The Lazy Approach to Design
It's getting to be that time of year again when I begin making preparations for the annual awwnime bracket. Unlike last year, where I split the bracket up into boys and girls, I'm going to head off any "well, this character identifies as..." issues off at the pass and go back to a single bracket. And with the new bracket comes yet another tweaking of the design.
Last year, I requested custom artwork of 2012's bracket winner from a fledgling artist who was active in /r/awwnime. I placed his pieces on the site, mostly working around the existing design. This year I wanted to do something different, partly because I really am coming to loath that design, partly because I want to try something new. That something is mostly eschewing the much pixel pushing and heavily using photography and typography to create the interface.
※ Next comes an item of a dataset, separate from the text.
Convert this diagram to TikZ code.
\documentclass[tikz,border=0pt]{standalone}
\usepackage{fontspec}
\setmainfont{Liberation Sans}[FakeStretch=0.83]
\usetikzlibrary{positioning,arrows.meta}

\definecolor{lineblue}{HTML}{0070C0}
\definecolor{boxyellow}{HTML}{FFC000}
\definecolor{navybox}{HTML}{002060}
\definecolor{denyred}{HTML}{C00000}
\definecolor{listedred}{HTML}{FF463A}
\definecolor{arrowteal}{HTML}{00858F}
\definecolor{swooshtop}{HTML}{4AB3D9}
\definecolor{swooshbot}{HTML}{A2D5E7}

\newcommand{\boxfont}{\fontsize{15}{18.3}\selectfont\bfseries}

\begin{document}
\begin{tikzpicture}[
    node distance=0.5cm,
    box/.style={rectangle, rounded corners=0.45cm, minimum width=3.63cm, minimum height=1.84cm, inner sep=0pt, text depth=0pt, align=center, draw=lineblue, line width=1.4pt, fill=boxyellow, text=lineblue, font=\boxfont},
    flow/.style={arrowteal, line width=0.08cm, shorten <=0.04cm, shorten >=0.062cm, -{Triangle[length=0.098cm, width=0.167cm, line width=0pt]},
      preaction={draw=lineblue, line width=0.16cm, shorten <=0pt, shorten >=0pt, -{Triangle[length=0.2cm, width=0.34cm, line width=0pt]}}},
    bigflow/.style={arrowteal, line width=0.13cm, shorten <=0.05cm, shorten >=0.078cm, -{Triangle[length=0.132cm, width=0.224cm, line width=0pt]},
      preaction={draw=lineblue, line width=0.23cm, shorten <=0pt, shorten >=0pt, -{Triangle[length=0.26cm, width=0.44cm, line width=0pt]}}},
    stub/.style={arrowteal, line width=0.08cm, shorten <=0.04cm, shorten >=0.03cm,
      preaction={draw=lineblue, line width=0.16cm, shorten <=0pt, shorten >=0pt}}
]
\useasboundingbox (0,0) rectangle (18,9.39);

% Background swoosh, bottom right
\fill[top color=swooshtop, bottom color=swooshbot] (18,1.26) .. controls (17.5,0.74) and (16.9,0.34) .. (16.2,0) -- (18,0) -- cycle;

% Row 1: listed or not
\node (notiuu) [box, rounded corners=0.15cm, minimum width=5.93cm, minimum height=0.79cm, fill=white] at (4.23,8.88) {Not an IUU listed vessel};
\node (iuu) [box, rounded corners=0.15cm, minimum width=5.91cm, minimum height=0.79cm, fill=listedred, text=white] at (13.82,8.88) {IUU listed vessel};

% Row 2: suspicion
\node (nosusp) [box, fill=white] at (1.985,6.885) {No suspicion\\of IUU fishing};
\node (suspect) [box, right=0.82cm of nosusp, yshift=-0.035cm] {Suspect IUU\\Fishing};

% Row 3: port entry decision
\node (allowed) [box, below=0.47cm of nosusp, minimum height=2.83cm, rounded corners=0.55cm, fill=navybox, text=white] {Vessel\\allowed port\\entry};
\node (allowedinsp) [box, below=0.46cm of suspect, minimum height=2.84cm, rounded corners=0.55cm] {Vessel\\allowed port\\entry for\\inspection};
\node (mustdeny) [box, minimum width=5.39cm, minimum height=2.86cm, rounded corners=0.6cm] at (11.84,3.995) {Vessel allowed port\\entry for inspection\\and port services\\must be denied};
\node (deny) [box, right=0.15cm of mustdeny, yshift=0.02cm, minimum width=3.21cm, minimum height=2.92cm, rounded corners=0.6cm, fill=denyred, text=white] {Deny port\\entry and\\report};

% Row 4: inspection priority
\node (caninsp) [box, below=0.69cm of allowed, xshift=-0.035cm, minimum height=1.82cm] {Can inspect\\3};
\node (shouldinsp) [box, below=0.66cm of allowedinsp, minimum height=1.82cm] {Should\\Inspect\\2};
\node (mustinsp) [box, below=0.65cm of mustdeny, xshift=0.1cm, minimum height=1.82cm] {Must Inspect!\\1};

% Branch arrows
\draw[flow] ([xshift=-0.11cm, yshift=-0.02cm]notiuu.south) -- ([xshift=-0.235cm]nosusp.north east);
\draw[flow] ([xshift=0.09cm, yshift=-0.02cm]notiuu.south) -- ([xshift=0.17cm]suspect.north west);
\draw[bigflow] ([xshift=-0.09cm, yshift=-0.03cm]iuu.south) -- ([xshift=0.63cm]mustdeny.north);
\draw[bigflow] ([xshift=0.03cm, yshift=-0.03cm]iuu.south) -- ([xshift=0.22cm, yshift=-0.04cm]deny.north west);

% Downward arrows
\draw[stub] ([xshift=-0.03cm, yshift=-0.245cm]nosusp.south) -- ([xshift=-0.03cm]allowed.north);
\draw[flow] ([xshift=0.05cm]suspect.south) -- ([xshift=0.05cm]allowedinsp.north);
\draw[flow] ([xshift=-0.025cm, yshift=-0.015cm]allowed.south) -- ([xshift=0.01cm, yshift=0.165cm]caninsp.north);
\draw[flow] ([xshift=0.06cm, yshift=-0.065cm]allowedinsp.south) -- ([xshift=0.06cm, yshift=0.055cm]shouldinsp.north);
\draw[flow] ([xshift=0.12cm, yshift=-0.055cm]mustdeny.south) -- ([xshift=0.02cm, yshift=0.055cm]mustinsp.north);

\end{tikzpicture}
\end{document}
Carrying on the trend of having the previous year's winner "emcee" the current year's bracket, I picked up a Nedoroid of said winner as the center piece for the design. Nendoroids, for those who have lives, are a chibi style line of figurines that are fully posable and come with a variety of different accessories and faces, allowing you to make many combinations of expressions. Generally, this is not my type of thing being more of the "static" figure type of guy, but for creating a photo based site design, it's quite perfect.
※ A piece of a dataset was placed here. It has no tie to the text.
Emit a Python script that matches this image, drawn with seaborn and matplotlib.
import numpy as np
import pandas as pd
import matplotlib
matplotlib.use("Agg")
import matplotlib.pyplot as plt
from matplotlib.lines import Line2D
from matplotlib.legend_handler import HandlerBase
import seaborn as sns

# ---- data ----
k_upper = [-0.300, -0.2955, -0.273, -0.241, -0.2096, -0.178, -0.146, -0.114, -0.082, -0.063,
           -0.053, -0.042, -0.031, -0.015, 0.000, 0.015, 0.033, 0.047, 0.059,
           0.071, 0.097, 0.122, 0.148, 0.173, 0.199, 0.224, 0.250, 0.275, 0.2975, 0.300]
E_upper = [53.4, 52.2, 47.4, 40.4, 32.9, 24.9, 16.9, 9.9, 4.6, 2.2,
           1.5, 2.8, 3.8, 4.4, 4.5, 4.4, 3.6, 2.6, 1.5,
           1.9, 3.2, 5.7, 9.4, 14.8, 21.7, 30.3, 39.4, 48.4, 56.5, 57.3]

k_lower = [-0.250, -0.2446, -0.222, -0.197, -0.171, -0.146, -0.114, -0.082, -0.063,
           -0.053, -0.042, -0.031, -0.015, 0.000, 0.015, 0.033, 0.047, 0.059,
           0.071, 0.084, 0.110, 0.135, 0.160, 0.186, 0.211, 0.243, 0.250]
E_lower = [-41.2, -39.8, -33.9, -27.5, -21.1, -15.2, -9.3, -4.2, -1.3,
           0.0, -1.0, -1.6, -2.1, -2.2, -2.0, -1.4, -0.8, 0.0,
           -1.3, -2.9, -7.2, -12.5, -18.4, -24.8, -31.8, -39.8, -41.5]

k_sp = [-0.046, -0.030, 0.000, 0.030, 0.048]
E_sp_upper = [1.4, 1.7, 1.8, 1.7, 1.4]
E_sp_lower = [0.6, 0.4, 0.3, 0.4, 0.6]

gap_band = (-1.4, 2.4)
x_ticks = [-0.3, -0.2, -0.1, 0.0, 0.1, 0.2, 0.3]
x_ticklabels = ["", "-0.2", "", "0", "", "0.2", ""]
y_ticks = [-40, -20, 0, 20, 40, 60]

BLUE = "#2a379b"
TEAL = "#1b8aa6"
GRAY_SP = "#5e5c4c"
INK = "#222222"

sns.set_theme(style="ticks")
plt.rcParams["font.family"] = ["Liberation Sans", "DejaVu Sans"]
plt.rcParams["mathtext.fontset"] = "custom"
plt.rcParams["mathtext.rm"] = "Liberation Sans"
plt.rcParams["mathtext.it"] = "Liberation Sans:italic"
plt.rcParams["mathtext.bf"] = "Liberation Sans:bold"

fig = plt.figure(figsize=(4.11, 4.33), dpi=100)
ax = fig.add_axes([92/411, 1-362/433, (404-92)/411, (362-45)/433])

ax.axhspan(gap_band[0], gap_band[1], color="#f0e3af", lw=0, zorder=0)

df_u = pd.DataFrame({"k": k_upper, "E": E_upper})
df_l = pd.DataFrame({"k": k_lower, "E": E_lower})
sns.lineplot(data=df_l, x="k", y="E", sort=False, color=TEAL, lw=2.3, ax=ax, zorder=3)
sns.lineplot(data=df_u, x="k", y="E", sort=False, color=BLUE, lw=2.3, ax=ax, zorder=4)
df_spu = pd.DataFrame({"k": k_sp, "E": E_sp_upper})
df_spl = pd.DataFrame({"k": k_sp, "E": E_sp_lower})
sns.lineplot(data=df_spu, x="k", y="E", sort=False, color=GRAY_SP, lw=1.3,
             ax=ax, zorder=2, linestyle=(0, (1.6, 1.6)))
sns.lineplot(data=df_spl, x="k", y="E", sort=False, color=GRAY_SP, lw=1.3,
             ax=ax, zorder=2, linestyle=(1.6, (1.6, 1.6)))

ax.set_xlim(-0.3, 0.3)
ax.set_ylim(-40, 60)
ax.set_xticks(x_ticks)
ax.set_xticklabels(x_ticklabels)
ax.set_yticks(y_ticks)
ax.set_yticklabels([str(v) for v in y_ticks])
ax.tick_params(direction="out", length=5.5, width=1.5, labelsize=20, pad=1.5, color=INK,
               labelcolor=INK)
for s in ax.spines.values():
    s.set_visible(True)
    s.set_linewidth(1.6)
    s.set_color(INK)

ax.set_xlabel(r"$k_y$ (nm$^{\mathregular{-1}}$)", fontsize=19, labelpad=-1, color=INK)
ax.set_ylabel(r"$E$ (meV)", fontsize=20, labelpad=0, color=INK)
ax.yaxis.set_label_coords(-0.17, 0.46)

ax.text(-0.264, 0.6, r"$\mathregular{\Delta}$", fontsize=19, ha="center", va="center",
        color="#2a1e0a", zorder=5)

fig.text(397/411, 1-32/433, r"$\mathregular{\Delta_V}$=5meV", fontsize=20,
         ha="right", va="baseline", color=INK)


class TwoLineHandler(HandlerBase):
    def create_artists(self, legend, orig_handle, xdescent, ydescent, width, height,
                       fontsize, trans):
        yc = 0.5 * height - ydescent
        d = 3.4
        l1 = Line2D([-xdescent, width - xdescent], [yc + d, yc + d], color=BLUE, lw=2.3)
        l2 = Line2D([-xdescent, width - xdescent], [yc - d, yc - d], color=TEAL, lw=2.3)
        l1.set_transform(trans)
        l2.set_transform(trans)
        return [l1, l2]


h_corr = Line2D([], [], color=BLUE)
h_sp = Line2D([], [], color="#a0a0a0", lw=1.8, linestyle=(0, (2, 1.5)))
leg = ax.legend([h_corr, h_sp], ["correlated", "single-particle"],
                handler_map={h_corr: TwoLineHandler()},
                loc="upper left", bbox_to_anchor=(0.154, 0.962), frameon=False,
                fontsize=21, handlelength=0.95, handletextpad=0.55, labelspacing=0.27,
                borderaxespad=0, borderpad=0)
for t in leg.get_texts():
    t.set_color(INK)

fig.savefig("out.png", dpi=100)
Now, I won't lie. The decision to go with this type of aesthetic was for the look, the other part was because I felt it was going to be simpler to pull off. Which is probably true, if you know how to correctly operate your camera, light your scene, and orchestrate things compositionally. I, sadly, did not know how to do these things very well. As such, this was my first result:
First thing's first, the positioning of the little Tsukiko is way off, gobbling up (pun intended) too much of the center stage, leaving disgusting areas on the side that are trying to be hidden by some falloff gradients. Also, despite my best efforts to color correct the initial image, it still kind of has a urine stained feel to it (much like K-mart). Despite using the same post-processing, the iPhone landing screen was far and away better, if not color wise, certainly compositionally.
Actually, that peeking above the fold arrangement is what I used for all of the app branding, from App Store images to icon. I quite like it.
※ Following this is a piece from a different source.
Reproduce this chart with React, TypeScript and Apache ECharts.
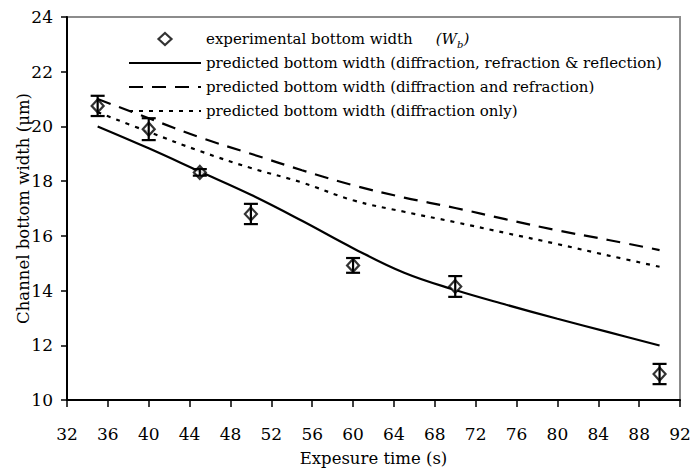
import React, { useEffect, useRef } from "react";
import * as echarts from "echarts";

const xTicks = { min: 32, max: 92, interval: 4 };
const yTicks = { min: 10, max: 24, interval: 2 };

const expTime = [35, 40, 45, 50, 60, 70, 90];
const expWidth = [20.75, 19.9, 18.32, 16.8, 14.92, 14.15, 10.95];
const expErr = [0.37, 0.4, 0.12, 0.37, 0.27, 0.38, 0.37];

const predTime = [35, 40, 45, 50, 55, 60, 65, 70, 75, 80, 85, 90];
const predFull = [20.0, 19.2, 18.35, 17.5, 16.55, 15.55, 14.65, 14.02, 13.48, 12.97, 12.48, 11.99];
const predDiffRefr = [21.0, 20.3, 19.6, 19.0, 18.4, 17.85, 17.4, 17.02, 16.6, 16.2, 15.85, 15.48];
const predDiffOnly = [20.52, 19.8, 19.1, 18.48, 17.95, 17.3, 16.88, 16.5, 16.1, 15.7, 15.28, 14.87];

const names = [
  "experimental bottom width",
  "predicted bottom width (diffraction, refraction & reflection)",
  "predicted bottom width (diffraction and refraction)",
  "predicted bottom width (diffraction only)",
];

const F = "DejaVu Serif";
const HIDDEN = { color: "rgba(0,0,0,0)", borderColor: "rgba(0,0,0,0)", borderWidth: 0, opacity: 0 };

export default function App() {
  const ref = useRef<HTMLDivElement>(null);
  useEffect(() => {
    if (!ref.current) return;
    const chart = echarts.init(ref.current, undefined, { renderer: "svg" });
    const zip = (xs: number[], ys: number[]) => xs.map((x, i) => [x, ys[i]]);
    const errData = expTime.map((x, i) => [x, expWidth[i] - expErr[i], expWidth[i] + expErr[i]]);
    chart.setOption({
      animation: false,
      backgroundColor: "#ffffff",
      textStyle: { fontFamily: F, color: "#000" },
      grid: {
        left: 67,
        right: 14,
        top: 17,
        bottom: 72,
        outerBoundsMode: "none",
        show: true,
        borderColor: "#8c8c8c",
        borderWidth: 2,
        backgroundColor: "transparent",
      },
      legend: {
        orient: "vertical",
        left: 128,
        top: 29,
        padding: 0,
        itemWidth: 72,
        itemHeight: 12,
        itemGap: 4,
        symbolKeepAspect: true,
        data: [
          {
            name: names[0],
            icon: "path://M0,-6L6.5,0L0,6L-6.5,0Z",
            itemStyle: { color: "#fff", borderColor: "#000", borderWidth: 2.2 },
          },
          { name: names[1], itemStyle: HIDDEN },
          { name: names[2], itemStyle: HIDDEN },
          { name: names[3], itemStyle: HIDDEN },
        ],
        textStyle: {
          fontFamily: F,
          fontSize: 15,
          color: "#000",
          lineHeight: 20,
          rich: {
            sp: { width: 23, fontSize: 15, lineHeight: 20 },
            it: { fontFamily: F, fontStyle: "italic", fontSize: 15, lineHeight: 20, color: "#000" },
            sub: {
              fontFamily: F,
              fontStyle: "italic",
              fontSize: 10,
              lineHeight: 8,
              verticalAlign: "bottom",
              color: "#000",
            },
          },
        },
        formatter: (name: string) =>
          name === names[0] ? name + "{sp| }{it|(W}{sub|b}{it|)}" : name,
      },
      xAxis: {
        type: "value",
        min: xTicks.min,
        max: xTicks.max,
        interval: xTicks.interval,
        name: "Expesure time (s)",
        nameLocation: "middle",
        nameGap: 50,
        nameMoveOverlap: false,
        nameTextStyle: { fontFamily: F, fontSize: 16.5, color: "#000" },
        axisLine: { onZero: false, lineStyle: { color: "#000", width: 2 } },
        axisTick: { show: true, inside: false, length: 7, lineStyle: { color: "#000", width: 1.5 } },
        axisLabel: { margin: 25, fontFamily: F, fontSize: 17, color: "#000" },
        splitLine: { show: false },
      },
      yAxis: {
        type: "value",
        min: yTicks.min,
        max: yTicks.max,
        interval: yTicks.interval,
        name: "Channel bottom width (μm)",
        nameLocation: "middle",
        nameGap: 35,
        nameMoveOverlap: false,
        nameTextStyle: { fontFamily: F, fontSize: 16.5, color: "#000" },
        axisLine: { onZero: false, lineStyle: { color: "#000", width: 2 } },
        axisTick: { show: true, inside: false, length: 6, lineStyle: { color: "#000", width: 1.5 } },
        axisLabel: { margin: 14, fontFamily: F, fontSize: 17, color: "#000" },
        splitLine: { show: false },
      },
      series: [
        {
          name: names[1],
          type: "line",
          smooth: 0.4,
          symbol: "none",
          data: zip(predTime, predFull),
          lineStyle: { color: "#000", width: 2.2, type: "solid" },
          itemStyle: { color: "#000" },
          z: 2,
        },
        {
          name: names[2],
          type: "line",
          smooth: 0.4,
          symbol: "none",
          data: zip(predTime, predDiffRefr),
          lineStyle: { color: "#000", width: 2.2, type: [14, 9] },
          itemStyle: { color: "#000" },
          z: 2,
        },
        {
          name: names[3],
          type: "line",
          smooth: 0.4,
          symbol: "none",
          data: zip(predTime, predDiffOnly),
          lineStyle: { color: "#000", width: 2.2, type: [4, 6] },
          itemStyle: { color: "#000" },
          z: 2,
        },
        {
          name: names[0],
          type: "scatter",
          symbol: "diamond",
          symbolSize: [12, 13],
          data: zip(expTime, expWidth),
          itemStyle: { color: "#fff", borderColor: "#000", borderWidth: 2.2 },
          z: 4,
        },
        {
          name: "error",
          type: "custom",
          data: errData,
          z: 5,
          silent: true,
          renderItem: (params: any, api: any) => {
            const x = api.value(0);
            const lo = api.coord([x, api.value(1)]);
            const hi = api.coord([x, api.value(2)]);
            const hw = 7;
            const style = { stroke: "#000", lineWidth: 2.2, fill: "none" };
            return {
              type: "group",
              children: [
                { type: "line", shape: { x1: lo[0], y1: lo[1], x2: hi[0], y2: hi[1] }, style },
                { type: "line", shape: { x1: lo[0] - hw, y1: lo[1], x2: lo[0] + hw, y2: lo[1] }, style },
                { type: "line", shape: { x1: hi[0] - hw, y1: hi[1], x2: hi[0] + hw, y2: hi[1] }, style },
              ],
            };
          },
        },
      ],
    });
    return () => chart.dispose();
  }, []);
  return (
    <div
      ref={ref}
      style={{ position: "absolute", left: 0, top: 0, width: 694, height: 472, overflow: "hidden" }}
    />
  );
}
Not satisfied with the original desktop splash screen and wanting to get the thing coded soon, I gave it another go. I happened to have some banana muffins sitting in the freezer, so I thought that might make a better set piece than the random not-identifiable-as-curry-box in the background. After switching the camera into full manual mode and playing around with poses and lighting, I arrived at this result:
Holy shit, that's so much better! So much better in fact, that almost all post processing was removed in Photoshop leaving only some slight tweaks to the color curves to bring the blues up a bit. Of course, this is but one of at least three screens that I have to do, the remaining two being the nomination and voting screens. Not sure what I'll do for those at this point, but at least I'm getting a feel for the camera and how these photos need to be taken to work well within a web layout.